Stevenson High School students Sarah Siegel, Allison Nichols and Brittany Saltiel spent more than a year working on a 2004 documentary about the killings. Their project included a rare phone interview with the man arrested Thursday, reputed Ku Klux Klan member Edgar Ray Killen, and helped generate a congressional resolution last June asking federal prosecutors to reopen the case.
"I was really happy for all the families who I knew had been waiting for this for 40 years," 17-year-old Siegel said Friday of Killen's arrest. "It was also a little saddening to know that it took 40 years for justice to start working."
The girls and their teacher, Barry Bradford, are humble about their part in renewing interest in the case, which was the subject of the 1988 movie "Mississippi Burning."
But congressmen including Rep. John Lewis, a Georgia Democrat and civil rights activist who knew the slain workers, credit the students for working to keep the case in the spotlight and unearthing new details.
"I was very inspired and very moved by the work that these three students brought before us," Lewis said Friday. "I think they were crucial in bringing us to this point."
The girls' odyssey began in the summer of 2003, when they met with Bradford to discuss possible projects for the annual National History Day competition.
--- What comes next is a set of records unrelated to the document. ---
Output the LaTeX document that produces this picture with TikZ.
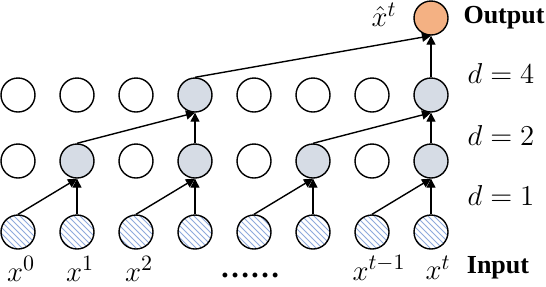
\documentclass[tikz,border=0pt]{standalone}
\usepackage{fontspec}
\setmainfont{Liberation Serif}
\usepackage{tikz}
\usetikzlibrary{arrows.meta,patterns}
\definecolor{nodeAct}{HTML}{D6DCE5}
\definecolor{nodeOut}{HTML}{F4B183}
\definecolor{nodeHatch}{HTML}{8FAADC}
\tikzset{
  unit/.style={circle, draw=black, line width=0.7pt, minimum size=17pt, inner sep=0pt},
  hid/.style={unit, fill=white},
  act/.style={unit, fill=nodeAct},
  inp/.style={unit, pattern=north west lines, pattern color=nodeHatch},
  outp/.style={unit, fill=nodeOut},
  lab/.style={font=\fontsize{15}{17}\selectfont, inner sep=1pt},
  side/.style={font=\fontsize{13}{15}\selectfont\bfseries, inner sep=1pt},
}

\begin{document}
\begin{tikzpicture}[x=0.5pt, y=-0.5pt,
  link/.style={line width=0.7pt, -{Triangle[length=4.5pt, width=4.5pt]}}]
\useasboundingbox (0,0) rectangle (546,286);
% layers
\foreach \i/\sa/\sb in {0/hid/hid,1/act/hid,2/hid/hid,3/act/act,4/hid/hid,5/act/hid,6/hid/hid,7/act/act}{
  \node[inp] (in\i) at ({18+59*\i},232) {};
  \node[\sa] (lo\i) at ({18+59*\i},161) {};
  \node[\sb] (hi\i) at ({18+59*\i},95) {};
}
\node[outp] (out) at (431,18) {};
% dilated links
\foreach \a/\b in {0/1,1/1,2/3,3/3,4/5,5/5,6/7,7/7}
  \draw[link] (in\a.north) -- (lo\b.south);
\foreach \a/\b in {1/3,3/3,5/7,7/7}
  \draw[link] (lo\a.north) -- (hi\b.south);
\foreach \a in {3,7}
  \draw[link] (hi\a.north) -- (out.south);
% labels
\node[lab] (x0) at (21,269) {$x^0$};
\node[lab] (x1) at (80,269) {$x^1$};
\node[lab] (x2) at (139,269) {$x^2$};
\node[lab, inner sep=0pt] (dots) at (250,275) {\textbf{……}};
\node[lab] (xt1) at (379,268) {$x^{t-1}$};
\node[lab] (xt) at (438,268) {$x^t$};
\node[lab, inner sep=0pt] (xhat) at (384,15) {$\hat{x}^t$};
\node[side] (input) at (498,268) {Input};
\node[side] (output) at (504,18) {Output};
\node[lab] (d1) at (501,195) {$d=1$};
\node[lab] (d2) at (501,135) {$d=2$};
\node[lab] (d4) at (501,73) {$d=4$};
\end{tikzpicture}
\end{document}
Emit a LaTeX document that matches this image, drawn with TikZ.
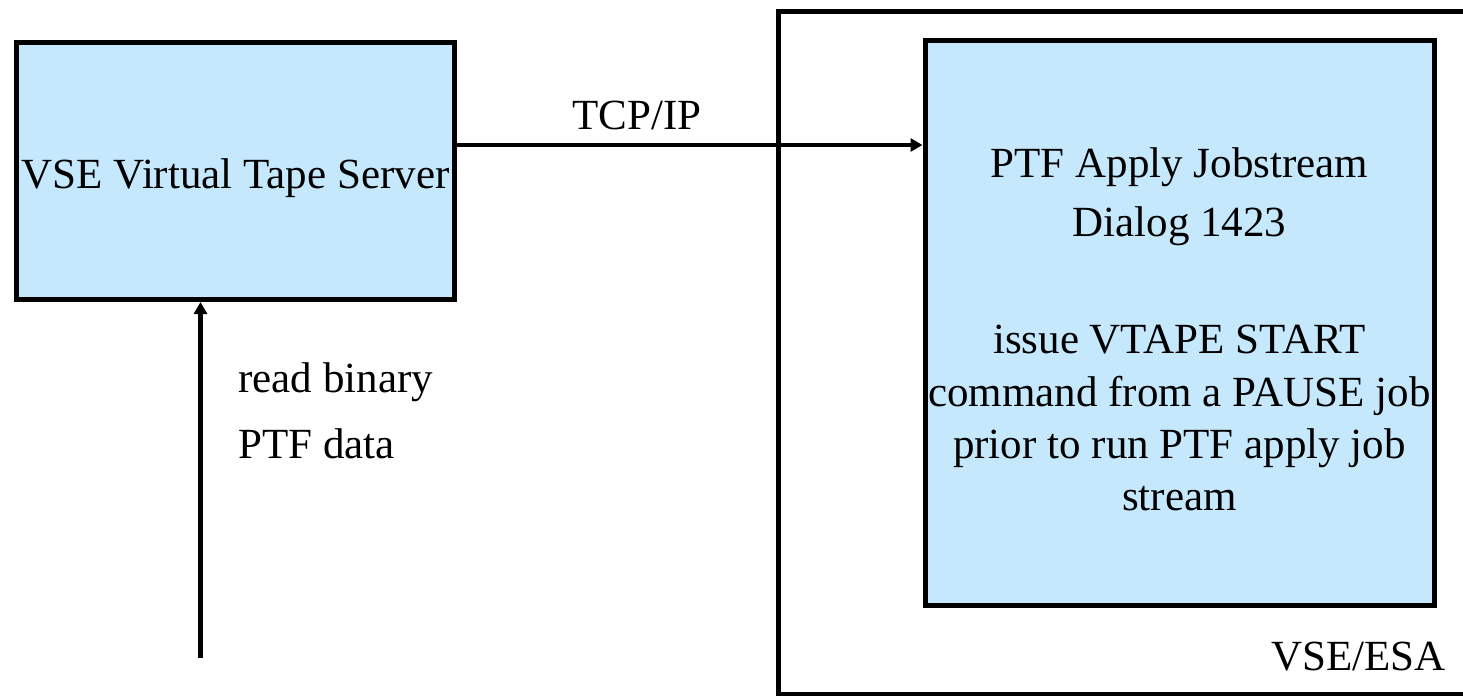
\documentclass[tikz,border=0pt]{standalone}
\usepackage{fontspec}
\setmainfont{Liberation Serif}
\usetikzlibrary{arrows.meta}
\definecolor{boxfill}{RGB}{197,232,253}
\begin{document}
\begin{tikzpicture}[x=0.5pt,y=-0.5pt,
  box/.style={draw=black, line width=2.5pt, fill=boxfill, inner sep=0pt, rectangle},
  frame/.style={draw=black, line width=2.5pt, inner sep=0pt, rectangle},
  lbl/.style={font=\fontsize{21.5pt}{26pt}\selectfont, inner sep=0pt, anchor=base},
  arr/.style={line width=2.4pt, -{Triangle[length=6pt,width=6.5pt]}}]
\useasboundingbox (0,0) rectangle (1463,696);
\clip (0,0) rectangle (1463,696);
\node[frame, minimum width=356pt, minimum height=341.5pt] (esa) at (1134,352.5) {};
\node[box, minimum width=219pt, minimum height=128.5pt] (vts) at (235.5,171) {};
\node[box, minimum width=254.5pt, minimum height=282.25pt] (ptf) at (1179.5,322.75) {};
\node[lbl] (vtstext) at (235.5,188) {VSE Virtual Tape Server};
\node[lbl] (tcp) at (637,129) {TCP/IP};
\node[lbl] (p1) at (1179.5,177) {PTF Apply Jobstream};
\node[lbl] (p2) at (1179.5,236) {Dialog 1423};
\node[lbl] (p3) at (1179.5,353) {issue VTAPE START};
\node[lbl] (p4) at (1179.5,406) {command from a PAUSE job};
\node[lbl] (p5) at (1179.5,458) {prior to run PTF apply job};
\node[lbl] (p6) at (1179.5,510) {stream};
\node[lbl, anchor=base west] (rb1) at (238,392) {read binary};
\node[lbl, anchor=base west] (rb2) at (238,458) {PTF data};
\node[lbl, anchor=base east] (esalabel) at (1446,670) {VSE/ESA};
\coordinate (src) at (200.5,658);
\draw[arr] (src) -- (src |- vts.south);
\draw[arr] (vts.east |- 0,145) -- (ptf.west |- 0,145);
\end{tikzpicture}
\end{document}
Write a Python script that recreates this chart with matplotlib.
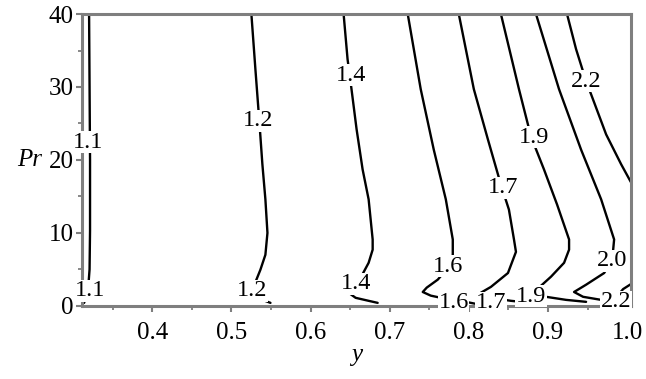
import matplotlib.pyplot as plt
from matplotlib.ticker import MultipleLocator

# contour lines: (y, Pr) points, top to bottom
c11_y = [0.3203, 0.3209, 0.3215, 0.3215, 0.3209, 0.3190, 0.3165, 0.3139]
c11_pr = [40, 30, 20, 10.3, 5.0, 2.2, 1.1, 0.4]

c12_y = [0.5253, 0.5304, 0.5354, 0.5392, 0.5430, 0.5456, 0.5430, 0.5367,
         0.5291, 0.5253, 0.5291, 0.5392, 0.5494]
c12_pr = [40, 32.4, 25.2, 19.4, 14.6, 10.0, 7.0, 4.95, 2.9, 1.9, 1.24, 0.82, 0.41]

c14_y = [0.6418, 0.6468, 0.6506, 0.6582, 0.6658, 0.6734, 0.6785, 0.6785,
         0.6734, 0.6633, 0.6532, 0.6481, 0.6570, 0.6734, 0.6848]
c14_pr = [40, 33.8, 30.7, 24.2, 18.7, 14.6, 9.1, 7.7, 5.9, 3.85, 2.6, 1.8,
          1.1, 0.69, 0.41]

c16_y = [0.7228, 0.7392, 0.7557, 0.7709, 0.7797, 0.7797, 0.7734, 0.7608,
         0.7468, 0.7418, 0.7519, 0.7709, 0.7962, 0.8089]
c16_pr = [40, 29.7, 21.4, 14.6, 9.1, 7.0, 5.2, 3.6, 2.5, 1.9, 1.4, 0.96,
          0.55, 0.27]

c17_y = [0.7873, 0.8063, 0.8241, 0.8405, 0.8506, 0.8570, 0.8595, 0.8494,
         0.8279, 0.8152, 0.8279, 0.8532, 0.8785]
c17_pr = [40, 29.7, 22.8, 16.6, 13.2, 9.1, 7.4, 4.5, 2.6, 1.8, 1.1, 0.69, 0.41]

c19_y = [0.8405, 0.8633, 0.8785, 0.8949, 0.9114, 0.9266, 0.9266, 0.9203,
         0.9038, 0.8911, 0.8873, 0.8975, 0.9228, 0.9481]
c19_pr = [40, 29.7, 23.2, 18.7, 13.9, 9.1, 7.7, 5.9, 4.0, 2.75, 2.2, 1.24,
          0.82, 0.55]

c20_y = [0.8848, 0.9139, 0.9418, 0.9671, 0.9835, 0.9823, 0.9810, 0.9709,
         0.9481, 0.9329, 0.9443, 0.9671, 0.9987, 1.005]
c20_pr = [40, 29.7, 21.4, 14.6, 9.1, 7.7, 6.3, 4.5, 2.9, 1.9, 1.24, 0.82,
          0.55, 0.5]

c22_y = [0.9240, 0.9354, 0.9481, 0.9544, 0.9734, 0.9924, 1.005]
c22_pr = [40, 35.2, 30.8, 29.0, 23.5, 19.4, 16.9]
c22b_y = [1.005, 0.9949, 0.9899, 0.9949, 1.005]
c22b_pr = [3.0, 2.3, 1.65, 1.1, 0.8]

# inline contour labels
label_text = ['1.1', '1.1', '1.2', '1.2', '1.4', '1.4', '1.6', '1.6',
              '1.7', '1.7', '1.9', '1.9', '2.0', '2.0', '2.2', '2.2']
label_y = [0.3190, 0.3215, 0.5342, 0.5266, 0.6506, 0.6570, 0.7734, 0.7810,
           0.8430, 0.8279, 0.8823, 0.8785, 0.9810, 0.9861, 0.9481, 0.9861]
label_pr = [22.4, 2.1, 25.4, 2.06, 31.6, 3.0, 5.4, 0.4,
            16.2, 0.4, 23.1, 1.3, 6.2, 0.4, 30.8, 0.55]

serif = 'Liberation Serif'
fig = plt.figure(figsize=(6.46, 3.79), dpi=100)
ax = fig.add_axes([0.127, 0.193, 0.850, 0.770])

lines = [(c11_y, c11_pr), (c12_y, c12_pr), (c14_y, c14_pr), (c16_y, c16_pr),
         (c17_y, c17_pr), (c19_y, c19_pr), (c20_y, c20_pr), (c22_y, c22_pr),
         (c22b_y, c22b_pr)]
for xs, ys in lines:
    ax.plot(xs, ys, color='black', lw=1.7, solid_capstyle='round', zorder=2)

for t, x, y in zip(label_text, label_y, label_pr):
    ax.text(x, y, t, fontsize=17.5, family=serif, ha='center', va='center',
            color='black', zorder=3, clip_on=False,
            bbox=dict(boxstyle='square,pad=0.02', fc='white', ec='none'))

ax.set_xlim(0.3114, 1.005)
ax.set_ylim(0, 40)
ax.xaxis.set_major_locator(MultipleLocator(0.1))
ax.xaxis.set_minor_locator(MultipleLocator(0.05))
ax.yaxis.set_major_locator(MultipleLocator(10))
ax.yaxis.set_minor_locator(MultipleLocator(5))

spine_col = '#7f7f7f'
for s in ax.spines.values():
    s.set_color(spine_col)
    s.set_linewidth(2.2)

ax.tick_params(which='major', direction='out', length=4.5, width=1.5,
               color=spine_col, labelsize=18, pad=1.5)
ax.tick_params(which='minor', direction='out', length=3, width=1.3,
               color=spine_col)
ax.tick_params(axis='x', which='major', pad=7)
for lab in ax.get_xticklabels() + ax.get_yticklabels():
    lab.set_family(serif)

ax.set_xlabel('y', fontsize=18, family=serif, style='italic', labelpad=0)
ax.set_ylabel('Pr', fontsize=18, family=serif, style='italic', rotation=0,
              ha='right', va='center')
ax.yaxis.set_label_coords(-0.072, 0.5)

fig.savefig('out.png', dpi=100)
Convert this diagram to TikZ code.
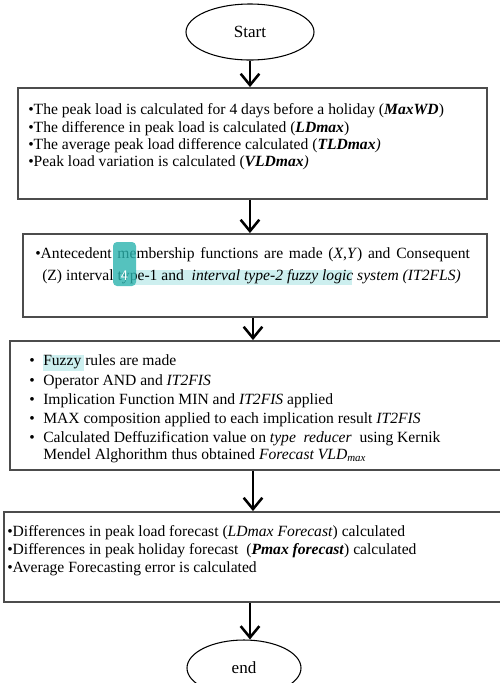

They stopped him after his first idea: telling the story of 21-year-old James Chaney, 20-year-old Andrew Goodman and 24-year-old Michael Schwerner.
The three young men were participating in Freedom Summer 1964, an effort to register blacks in the South to vote and start educational programs, when they were beaten and shot to death, allegedly by Klansmen. Their ages, not much older than the girls, struck a chord.
"We just thought something about those three men and their dedication to the movement really stood out," 16-year-old Saltiel said.
Although 19 men eventually were charged with federal civil rights violations in the case, Killen's arrest marks the first time Mississippi has sought murder charges.
The Lincolnshire students pored over thousands of pages of court transcripts and interviewed former prosecutors and investigators, witnesses, family members of the victims and government officials for their 10-minute documentary. They also sought out Killen, now 79, for a phone interview.